On holiday, I went to a multiplex cinema with my wife. I was astonished at the size of the establishment. There must have been twenty screens.
With the height of the atrium and the sweep of the foyer, it had the feel of a postmodern church. And indeed in the United States, many suburban mega churches do meet in malls and theatres.
Cinema-going is a secularised religious experience, with supplication, worship and meditation, served by the ushers and mediated by the silver screen like a contemporary iconostasis.
Actually, there has been a spate of religious films lately. Hardly a full-on Pentecostal revival, but an interesting signs of our times.
The film we saw was “Life of Pi”. The movie revolves around a story that the narrator claims will make you believe in God. I am not sure that it fulfils his promise.
The upshot appears to be that it doesn’t matter what story you tell yourself, so long as it helps you cope with the vicissitudes of life – more of a Hindu-style myth-making than Christian theology.
While the magical realism of the film lends an aura of mystery to the tale, it is surely not satisfactory to believer or unbeliever that faith should be reduced to our aesthetic preference instead of truth.
In contrast, “Les Miserables” is explicitly Christian in content if not intent. Victor Hugo, author of the novel, was of course part of the Roman Catholic, romantic, reaction against the French Revolution.

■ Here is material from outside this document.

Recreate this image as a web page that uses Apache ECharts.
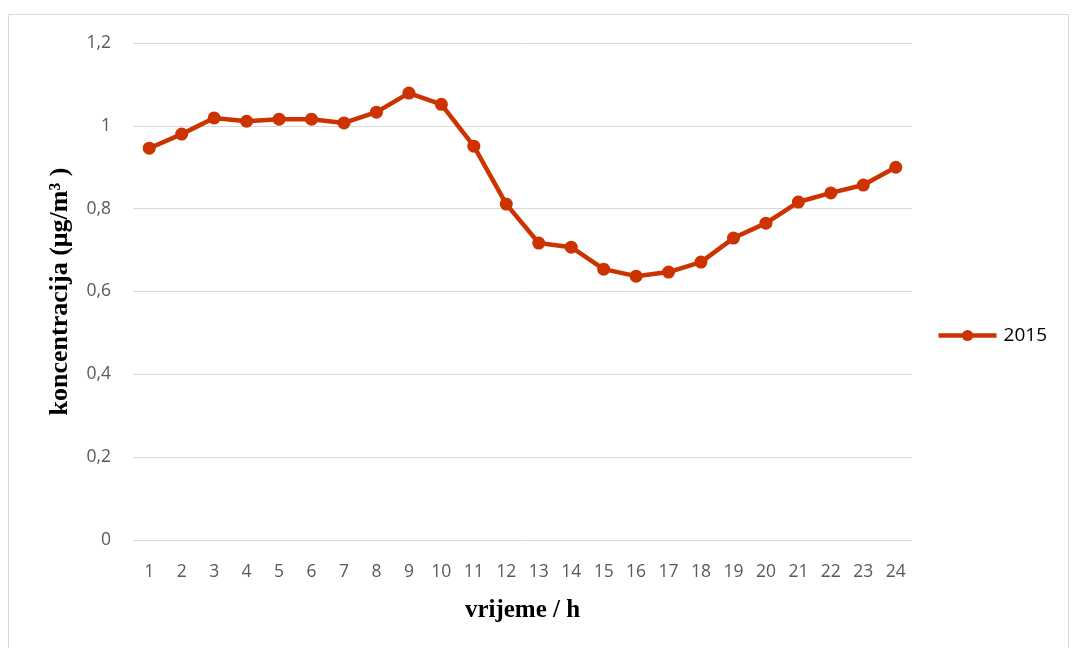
<!DOCTYPE html>
<html><head><meta charset="utf-8">
<script src="https://cdn.jsdelivr.net/npm/echarts@6/dist/echarts.min.js"></script>
<style>html,body{margin:0;padding:0;background:#fff}#c{width:1078px;height:648px}</style>
</head><body><div id="c"></div>
<script>
const hours = ['1','2','3','4','5','6','7','8','9','10','11','12','13','14','15','16','17','18','19','20','21','22','23','24'];
const values2015 = [0.946,0.980,1.019,1.011,1.016,1.016,1.007,1.033,1.079,1.052,0.951,0.811,0.717,0.707,0.654,0.637,0.647,0.671,0.729,0.765,0.816,0.838,0.857,0.900];
const seriesName = '2015';
const yTitle = 'koncentracija (μg/m³ )';
const xTitle = 'vrijeme / h';

const chart = echarts.init(document.getElementById('c'));
chart.setOption({
  animation:false,
  graphic:[{type:'rect',shape:{x:8.5,y:14.5,width:1060,height:650},style:{fill:'none',stroke:'#d9d9d9',lineWidth:1}}],
  grid:{left:133,right:166,top:43,bottom:108},
  legend:{data:[seriesName],right:26,top:321,itemWidth:58,itemHeight:14,itemGap:0,
    lineStyle:{width:4.5},
    textStyle:{fontFamily:'Open Sans',fontSize:19,color:'#000',padding:[0,0,0,2]}},
  xAxis:{type:'category',data:hours,boundaryGap:true,
    axisLine:{show:false},axisTick:{show:false},
    axisLabel:{fontFamily:'Open Sans',fontSize:17.5,color:'#595959',margin:23},
    name:xTitle,nameLocation:'middle',nameGap:58,
    nameTextStyle:{fontFamily:'Liberation Serif',fontWeight:'bold',fontSize:25,color:'#000'}},
  yAxis:{type:'value',min:0,max:1.2,interval:0.2,
    axisLine:{show:false},axisTick:{show:false},
    splitLine:{lineStyle:{color:'#d9d9d9',width:1}},
    axisLabel:{fontFamily:'Open Sans',fontSize:17.5,color:'#595959',margin:22,
      formatter:v=>(Math.round(v*10)/10).toString().replace('.',',')},
    name:yTitle,nameLocation:'middle',nameGap:60,nameRotate:90,
    nameTextStyle:{fontFamily:'Liberation Serif',fontWeight:'bold',fontSize:26,color:'#000'}},
  series:[{name:seriesName,type:'line',data:values2015,symbol:'circle',symbolSize:13,
    lineStyle:{color:'#CC3300',width:4.5},itemStyle:{color:'#CC3300'}}]
});
</script></body></html>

But it was surprising that the emphasis was carried over to the musical, even if a little mawkishly and melodramatically.
I would have expected the demands of musical movie making to have swamped the spirituality with schmaltz.
As it is, the final scene portrays a revolutionary fervour, which Hugo was actually trying to critique. Probably, the writers could not abide the otherwise overtly Christian entry in to heavenly bliss.
Terence Malik’s movies are also unambiguously religious, even Christian, films. He himself is an Assyrian Christian, and his faith suffuses all his pictures.
He is also one of the last authentic movie auteurs, controlling all aspects of the film-making process in accordance with his own creative vision.
His latest production, “To the wonder”, has just been released; and has been criticised by critics for its manifest religiosity, which was obviously too much for their secular appetites.
I remember cinema-goers leaving his last movie, “Tree of life”, at the end of its two-and-a-half hours marathon run, exhausted and relieved to escape into the sunshine of the outside world.
But the symbolism of Malik’s films, from the standpoint of the ordinary believer, is fairly generic and non-specific.
The meaning of individual images and scenes is hard to pin down, and needs careful deciphering, through a kind of visual sacramentalism.
Paradoxically, because of this oblique methodology, Malik’s pictures provide genuinely cinematographic openings to the transcendent.
In contrast to “Life of Pi’s” new age subjectivism and “Les Miserables”’s religious romanticism, Malik’s creations present accessible entrypoints for spiritual seekers in a secular age.